Flash Player is one of the most important freeware software solutions in
the history of the internet. From the moment it appeared on the market
in distant 1996, Flash Player has enabled the tremendous rise of the use
of multimedia on the internet that could be reproduced directly inside
web browsers
without the need of any other plugins or user
customizations. This common platform for multimedia delivery enabled
countless developers of the world to target Flash as their development
platform and not some singular operating system or web browser. Once
crated app or Flash Player could be reproduced on wide variety of
operating systems (Windows, Mac OS X, Android, iOS and many others),
with all new Flash Player software version being backwards compatible
with the previous ones.
With both cross-platform and backward
compatibility present, Flash Player set its aim for many uses, which
include rendering of vector, raster graphics, 3D graphics, and support
for streaming of video and audio sources of all modern codecs. The
driving force of Flash Player are web browsers that run ActiveX-based
software, which includes all modern internet browsers excluding browser
that is accessible inside Windows 8 Metro. Other supported browsers are
Internet Explorer, Google Chrome, Mozilla Firefox, Safari, Opera and
many forks of WebKit browsers). Flash Player also reaches users on many
dedicated devices such as home consoles (PS3, PSP, Wii), and older
operating systems such as Pocket PC, Windows Mobile, BlackBerry Tablet
OS, Maemo and others.
Top new features in Flash Player:
Stage 3D accelerated graphics rendering
Explore
a new architecture for high-performance 2D/3D GPU hardware accelerated
graphics rendering by Adobe, which provides low-level Stage3D APIs for
advanced rendering in apps and gives framework developers classes of
interactive experiences.
Native 64-bit support
Flash
Player can now take advantage of native support for 64-bit operating
systems and 64-bit web browsers on Linux®, Mac OS, and Windows®.

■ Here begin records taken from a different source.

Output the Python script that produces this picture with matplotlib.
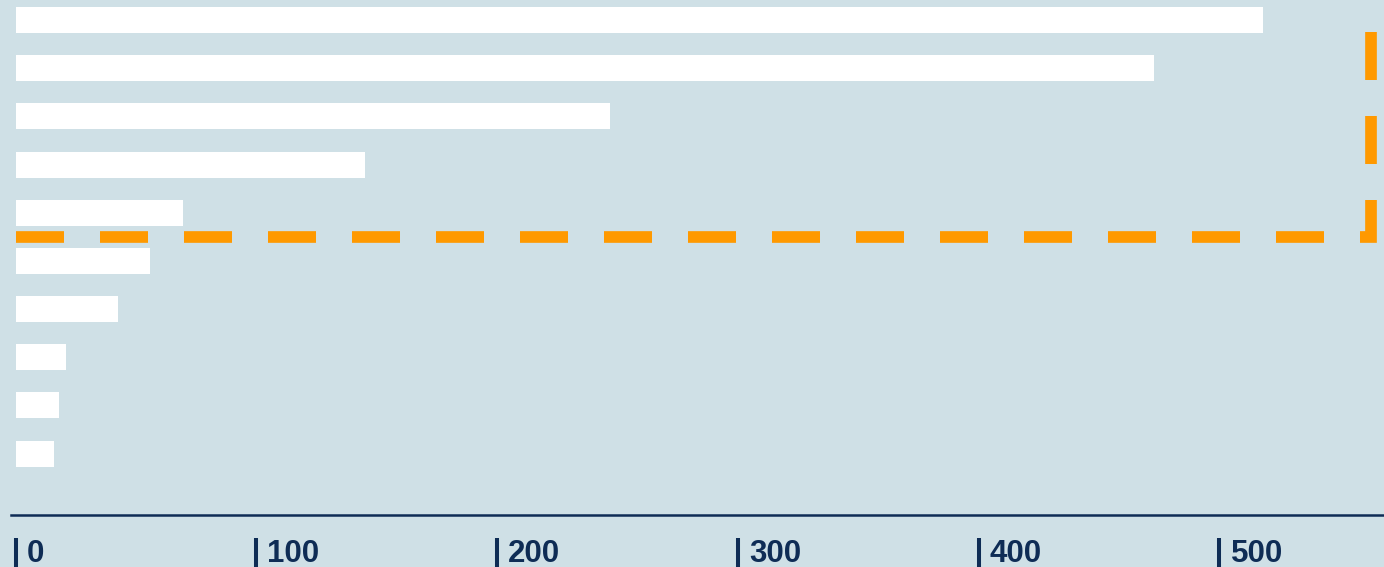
import matplotlib
matplotlib.use("Agg")
import matplotlib.pyplot as plt
from matplotlib.transforms import ScaledTranslation

# Bar values, top to bottom
values = [518, 473, 247, 145, 69.5, 56, 42.5, 21, 18, 16]
categories = list(range(len(values)))
tick_values = [0, 100, 200, 300, 400, 500]
tick_labels = ["0", "100", "200", "300", "400", "500"]

# Dashed threshold frame: horizontal level between rows and a vertical cut-off
threshold_row = 4.5
threshold_x = 563

BG = "#cfe0e6"
NAVY = "#0e2c55"
ORANGE = "#ff9900"

plt.rcParams["lines.scale_dashes"] = False

DPI = 100
W, H = 1384, 567
fig = plt.figure(figsize=(W / DPI, H / DPI), dpi=DPI, facecolor=BG)

# axes spans from x=11px to the right edge, y from the top down to the baseline at 515px
ax = fig.add_axes([11 / W, (H - 515) / H, (W - 11) / W, 515 / H])
ax.set_facecolor(BG)

px_per_unit = 240.8 / 100
ax.set_xlim(-4.5 / px_per_unit, (W - 15.5) / px_per_unit)
row_px = 48.17
ax.set_ylim((515 - 20) / row_px, -20 / row_px)

ax.barh(categories, values, height=0.54, color="white", edgecolor="none", zorder=2)

ax.plot([0, threshold_x, threshold_x],
        [threshold_row, threshold_row, ax.get_ylim()[1]],
        color=ORANGE, lw=8.4, dashes=(34.56, 25.92),
        solid_capstyle="butt", dash_capstyle="butt",
        dash_joinstyle="miter", solid_joinstyle="miter", zorder=3)

for side in ["top", "left", "right"]:
    ax.spines[side].set_visible(False)
ax.spines["bottom"].set_color(NAVY)
ax.spines["bottom"].set_linewidth(1.8)
ax.set_yticks([])
ax.set_xticks([])

# tick marks and labels sit a little below the baseline
sec = ax.secondary_xaxis(-23 / 515)
sec.spines["bottom"].set_visible(False)
sec.set_xticks(tick_values)
sec.set_xticklabels(tick_labels)
sec.tick_params(axis="x", direction="out", length=21, width=2.9,
                color=NAVY, pad=-20.0, labelcolor=NAVY)
offset = ScaledTranslation(11.0 / DPI, 0, fig.dpi_scale_trans)
for lbl in sec.get_xticklabels():
    lbl.set_fontfamily(["Liberation Sans", "DejaVu Sans"])
    lbl.set_fontweight("bold")
    lbl.set_fontsize(22.5)
    lbl.set_horizontalalignment("left")
    lbl.set_transform(lbl.get_transform() + offset)

fig.savefig("out.png", dpi=DPI, facecolor=BG)
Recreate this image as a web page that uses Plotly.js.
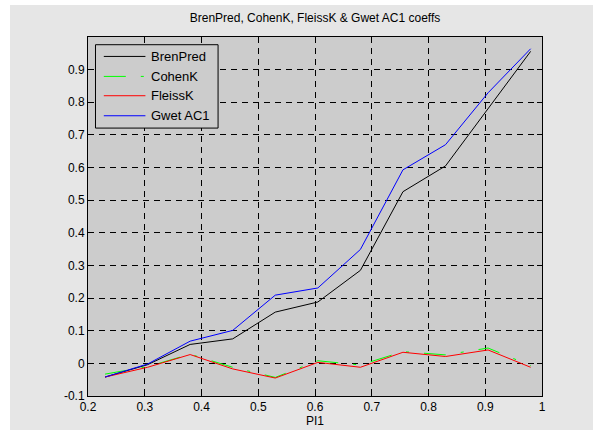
<!DOCTYPE html>
<html>
<head>
<meta charset="utf-8">
<script src="https://cdn.plot.ly/plotly-3.0.1.min.js"></script>
<style>
  html, body { margin: 0; padding: 0; background: #ffffff; }
  #chart { position: absolute; left: 10px; top: 5px; width: 583px; height: 425px; }
</style>
</head>
<body>
<div id="chart"></div>
<script>
// ---- data ----
const pi1      = [0.23, 0.305, 0.38, 0.455, 0.53, 0.605, 0.68, 0.755, 0.83, 0.905, 0.98];
const brenPred = [-0.042, -0.004, 0.058, 0.075, 0.157, 0.188, 0.285, 0.526, 0.605, 0.780, 0.956];
const cohenK   = [-0.033, -0.010, 0.028, -0.012, -0.043, 0.008, -0.005, 0.036, 0.026, 0.047, -0.007];
const fleissK  = [-0.042, -0.012, 0.027, -0.017, -0.045, 0.003, -0.012, 0.034, 0.021, 0.041, -0.012];
const gwetAC1  = [-0.042, -0.002, 0.068, 0.101, 0.209, 0.231, 0.349, 0.593, 0.670, 0.829, 0.964];

const seriesNames = ['BrenPred', 'CohenK', 'FleissK', 'Gwet AC1'];
const xTickVals = [0.2, 0.3, 0.4, 0.5, 0.6, 0.7, 0.8, 0.9, 1.0];
const xTickText = ['0.2', '0.3', '0.4', '0.5', '0.6', '0.7', '0.8', '0.9', '1'];
const yTickVals = [-0.1, 0, 0.1, 0.2, 0.3, 0.4, 0.5, 0.6, 0.7, 0.8, 0.9];
const yTickText = ['-0.1', '0', '0.1', '0.2', '0.3', '0.4', '0.5', '0.6', '0.7', '0.8', '0.9'];

const font = 'Liberation Sans, Arial, sans-serif';
const colors = ['#000000', '#00ff00', '#ff0000', '#0000ff'];
const dashes = ['solid', '22px,15px,3px,15px', 'solid', 'solid'];
const seriesData = [brenPred, cohenK, fleissK, gwetAC1];

const traces = seriesData.map((ys, i) => ({
  x: pi1, y: ys, name: seriesNames[i], mode: 'lines',
  line: { color: colors[i], width: 1, dash: dashes[i] }, showlegend: false
}));

// ---- custom legend (MATLAB-style box) ----
const legBox = { x0: 0.0165, x1: 0.2865, y0: 0.7463, y1: 0.9785 };
const legRowsY = [0.9459, 0.8902, 0.8364, 0.7806];
const legLineX = [0.0348, 0.1265];
const legTextX = 0.134;

const shapes = [{
  type: 'rect', xref: 'paper', yref: 'paper',
  x0: legBox.x0, x1: legBox.x1, y0: legBox.y0, y1: legBox.y1,
  line: { color: '#000000', width: 1 }, fillcolor: '#cccccc', layer: 'above'
}];
const annotations = [];
seriesNames.forEach((nm, i) => {
  shapes.push({
    type: 'line', xref: 'paper', yref: 'paper',
    x0: legLineX[0], x1: legLineX[1], y0: legRowsY[i], y1: legRowsY[i],
    line: { color: colors[i], width: 1, dash: dashes[i] }, layer: 'above'
  });
  annotations.push({
    xref: 'paper', yref: 'paper', x: legTextX, y: legRowsY[i],
    xanchor: 'left', yanchor: 'middle', showarrow: false, text: nm,
    font: { family: font, size: 13, color: '#000000' }
  });
});

const axisCommon = {
  showline: true, linecolor: '#000000', linewidth: 1, mirror: 'ticks',
  ticks: 'inside', ticklen: 5, tickcolor: '#000000', tickwidth: 1,
  showgrid: true, gridcolor: '#000000', gridwidth: 1, griddash: '6px,5px',
  zeroline: false, tickfont: { family: font, size: 12, color: '#000000' }
};

const layout = {
  width: 583, height: 425,
  paper_bgcolor: '#e6e6e6', plot_bgcolor: '#cccccc',
  margin: { l: 77.5, r: 51, t: 32.3, b: 34 },
  font: { family: font, size: 12, color: '#000000' },
  title: { text: 'BrenPred, CohenK, FleissK & Gwet AC1 coeffs', x: 0.5, xref: 'paper', xanchor: 'center',
           y: 0.969, yref: 'container', yanchor: 'middle', font: { family: font, size: 12, color: '#000000' } },
  xaxis: Object.assign({}, axisCommon, {
    range: [0.2, 1.0], tickvals: xTickVals, ticktext: xTickText,
    title: { text: 'PI1', font: { family: font, size: 12, color: '#000000' }, standoff: 2 }
  }),
  yaxis: Object.assign({}, axisCommon, {
    range: [-0.1, 1.0], tickvals: yTickVals, ticktext: yTickText
  }),
  showlegend: false,
  shapes: shapes,
  annotations: annotations
};

Plotly.newPlot('chart', traces, layout, { displayModeBar: false, staticPlot: true });
</script>
</body>
</html>
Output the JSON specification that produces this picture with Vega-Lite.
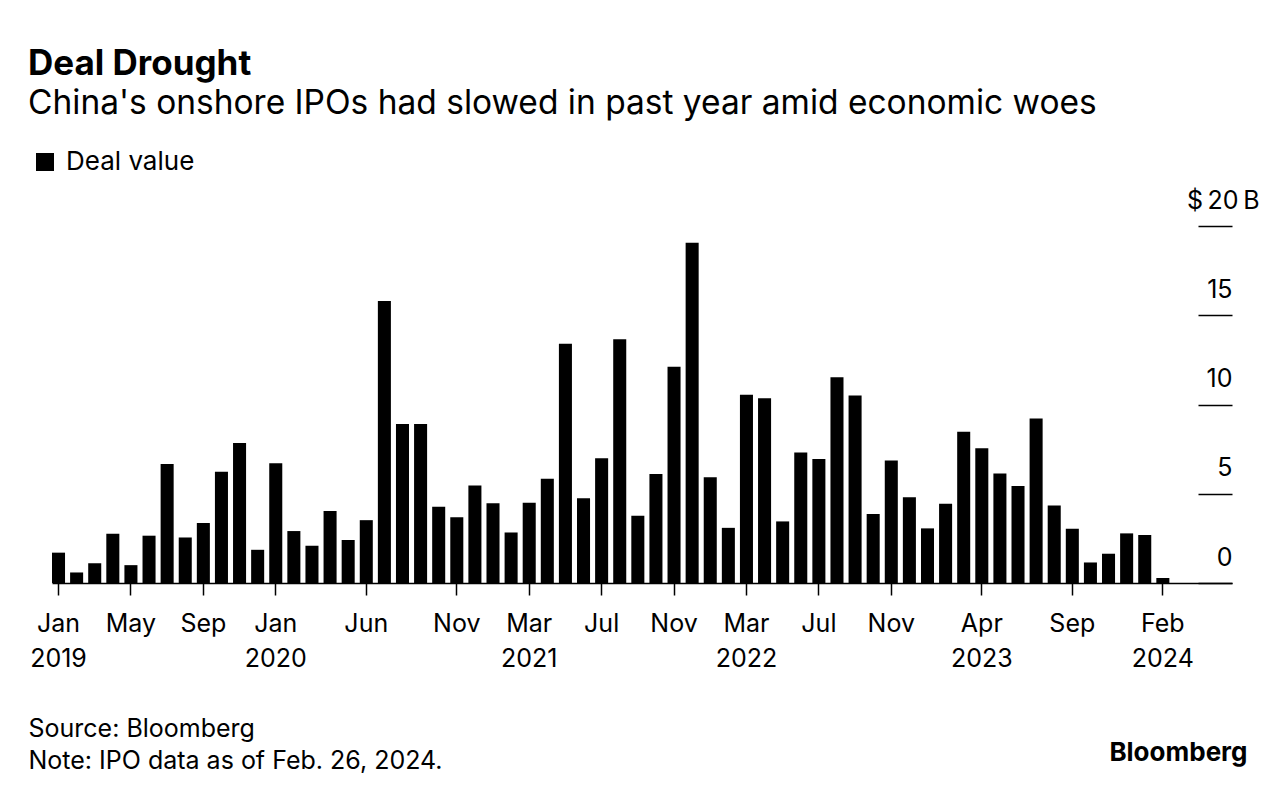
{
  "$schema": "https://vega.github.io/schema/vega-lite/v6.json",
  "width": 1180,
  "height": 357,
  "autosize": "none",
  "padding": {"left": 52, "top": 226, "right": 54, "bottom": 215},
  "background": "white",
  "config": {"font": "Inter", "view": {"stroke": null}},
  "title": {
    "text": "Deal Drought",
    "subtitle": "China's onshore IPOs had slowed in past year amid economic woes",
    "anchor": "start",
    "frame": "group",
    "dx": -24,
    "offset": 29,
    "fontSize": 35,
    "fontWeight": "bold",
    "color": "#000",
    "subtitleFontSize": 33.5,
    "subtitleColor": "#000",
    "subtitlePadding": 6
  },
  "data": {
    "values": [
      {"month": "2019-01", "value": 1.70},
      {"month": "2019-02", "value": 0.59},
      {"month": "2019-03", "value": 1.10},
      {"month": "2019-04", "value": 2.76},
      {"month": "2019-05", "value": 1.00},
      {"month": "2019-06", "value": 2.65},
      {"month": "2019-07", "value": 6.66},
      {"month": "2019-08", "value": 2.55},
      {"month": "2019-09", "value": 3.36},
      {"month": "2019-10", "value": 6.23},
      {"month": "2019-11", "value": 7.85},
      {"month": "2019-12", "value": 1.86},
      {"month": "2020-01", "value": 6.71},
      {"month": "2020-02", "value": 2.91},
      {"month": "2020-03", "value": 2.09},
      {"month": "2020-04", "value": 4.03},
      {"month": "2020-05", "value": 2.41},
      {"month": "2020-06", "value": 3.52},
      {"month": "2020-07", "value": 15.80},
      {"month": "2020-08", "value": 8.91},
      {"month": "2020-09", "value": 8.91},
      {"month": "2020-10", "value": 4.27},
      {"month": "2020-11", "value": 3.69},
      {"month": "2020-12", "value": 5.46},
      {"month": "2021-01", "value": 4.47},
      {"month": "2021-02", "value": 2.83},
      {"month": "2021-03", "value": 4.49},
      {"month": "2021-04", "value": 5.84},
      {"month": "2021-05", "value": 13.41},
      {"month": "2021-06", "value": 4.75},
      {"month": "2021-07", "value": 6.99},
      {"month": "2021-08", "value": 13.65},
      {"month": "2021-09", "value": 3.77},
      {"month": "2021-10", "value": 6.10},
      {"month": "2021-11", "value": 12.12},
      {"month": "2021-12", "value": 19.06},
      {"month": "2022-01", "value": 5.93},
      {"month": "2022-02", "value": 3.09},
      {"month": "2022-03", "value": 10.54},
      {"month": "2022-04", "value": 10.35},
      {"month": "2022-05", "value": 3.45},
      {"month": "2022-06", "value": 7.31},
      {"month": "2022-07", "value": 6.94},
      {"month": "2022-08", "value": 11.53},
      {"month": "2022-09", "value": 10.50},
      {"month": "2022-10", "value": 3.86},
      {"month": "2022-11", "value": 6.86},
      {"month": "2022-12", "value": 4.81},
      {"month": "2023-01", "value": 3.06},
      {"month": "2023-02", "value": 4.44},
      {"month": "2023-03", "value": 8.48},
      {"month": "2023-04", "value": 7.55},
      {"month": "2023-05", "value": 6.13},
      {"month": "2023-06", "value": 5.43},
      {"month": "2023-07", "value": 9.21},
      {"month": "2023-08", "value": 4.34},
      {"month": "2023-09", "value": 3.04},
      {"month": "2023-10", "value": 1.15},
      {"month": "2023-11", "value": 1.64},
      {"month": "2023-12", "value": 2.78},
      {"month": "2024-01", "value": 2.69},
      {"month": "2024-02", "value": 0.28}
    ]
  },
  "mark": {"type": "bar", "color": "#000"},
  "encoding": {
    "x": {
      "field": "month",
      "type": "ordinal",
      "sort": null,
      "scale": {
        "domain": ["2019-01","2019-02","2019-03","2019-04","2019-05","2019-06","2019-07","2019-08","2019-09","2019-10","2019-11","2019-12",
                   "2020-01","2020-02","2020-03","2020-04","2020-05","2020-06","2020-07","2020-08","2020-09","2020-10","2020-11","2020-12",
                   "2021-01","2021-02","2021-03","2021-04","2021-05","2021-06","2021-07","2021-08","2021-09","2021-10","2021-11","2021-12",
                   "2022-01","2022-02","2022-03","2022-04","2022-05","2022-06","2022-07","2022-08","2022-09","2022-10","2022-11","2022-12",
                   "2023-01","2023-02","2023-03","2023-04","2023-05","2023-06","2023-07","2023-08","2023-09","2023-10","2023-11","2023-12",
                   "2024-01","2024-02","2024-03","2024-04","2024-05"],
        "paddingInner": 0.28,
        "paddingOuter": 0.23,
        "align": 0
      },
      "axis": {
        "values": ["2019-01", "2019-05", "2019-09", "2020-01", "2020-06", "2020-11", "2021-03", "2021-07", "2021-11", "2022-03", "2022-07", "2022-11", "2023-04", "2023-09", "2024-02"],
        "labelExpr": "[['Jan','Feb','Mar','Apr','May','Jun','Jul','Aug','Sep','Oct','Nov','Dec'][toNumber(slice(datum.value,5,7))-1], indexof(['2019-01','2020-01','2021-03','2022-03','2023-04','2024-02'], datum.value) >= 0 ? slice(datum.value,0,4) : '']",
        "labelAngle": 0,
        "labelFontSize": 25,
        "labelColor": "#000",
        "labelLineHeight": 35,
        "labelPadding": 16,
        "labelBaseline": "top",
        "labelOverlap": false,
        "labelFlush": false,
        "tickSize": 12,
        "tickColor": "#000",
        "tickWidth": 1.5,
        "domainColor": "#000",
        "domainWidth": 1.5,
        "title": ["Source: Bloomberg", "Note: IPO data as of Feb. 26, 2024."],
        "titleAnchor": "start",
        "titleAlign": "left",
        "titleX": -24,
        "titleY": 133,
        "titleBaseline": "top",
        "titleFontSize": 25,
        "titleFontWeight": "normal",
        "titleLineHeight": 32,
        "titleColor": "#000"
      }
    },
    "y": {
      "field": "value",
      "type": "quantitative",
      "scale": {"domain": [0, 20]},
      "axis": {
        "orient": "right",
        "values": [0, 5, 10, 15, 20],
        "domain": false,
        "grid": false,
        "tickSize": -34,
        "tickColor": "#000",
        "tickWidth": 1.5,
        "labelExpr": "datum.value == 20 ? '$\u200920\u2009B' : datum.label",
        "labelAlign": "right",
        "labelBaseline": "alphabetic",
        "labelOffset": -18,
        "labelPadding": {"condition": {"test": "datum.value == 20", "value": 61}, "value": 34},
        "labelFontSize": 25,
        "labelColor": "#000",
        "title": "Bloomberg",
        "titleAngle": 0,
        "titleAlign": "right",
        "titleBaseline": "alphabetic",
        "titleX": 15,
        "titleY": 534,
        "titleFontSize": 26,
        "titleFontWeight": "bold",
        "titleColor": "#000"
      }
    },
    "color": {
      "datum": "Deal value",
      "scale": {"range": ["#000"]},
      "legend": {
        "orient": "none",
        "legendX": -20,
        "legendY": -77,
        "title": null,
        "symbolType": "square",
        "symbolSize": 324,
        "symbolStrokeWidth": 0,
        "labelFontSize": 26,
        "labelColor": "#000",
        "labelOffset": 8
      }
    }
  }
}
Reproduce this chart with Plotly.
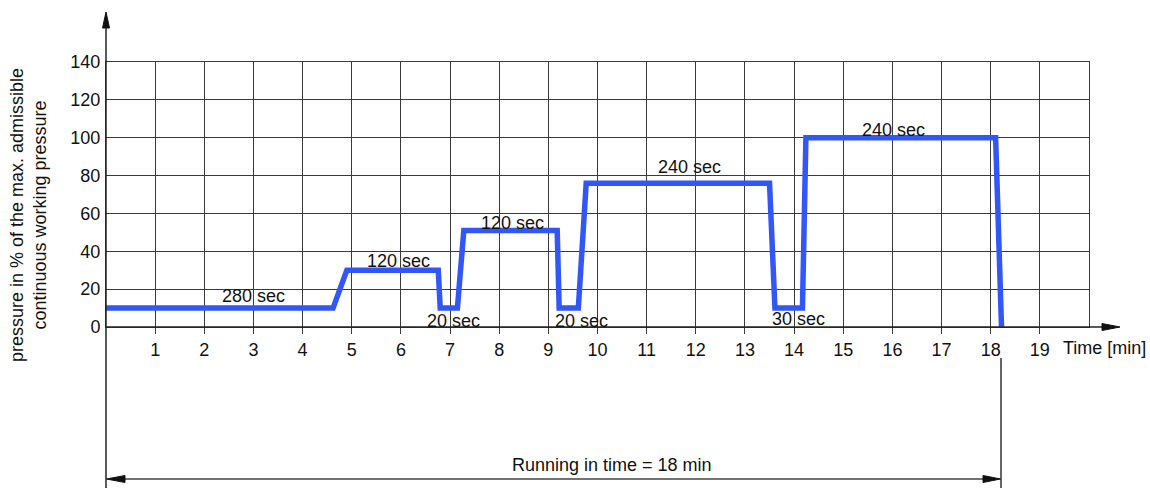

H.264/AVC software encoding for cameras
Stream
beautiful video from your computer's camera with higher compression
efficiency and industry-wide support, enabling both high-quality
real-time communications (such as video chat and video conferencing) and
live video broadcasts.
Content protection support for mobile
Flash
Access content protection support is now available on Android devices.
Broadcasters can now reach and monetize an even broader range of
customers on their favorite mobile device.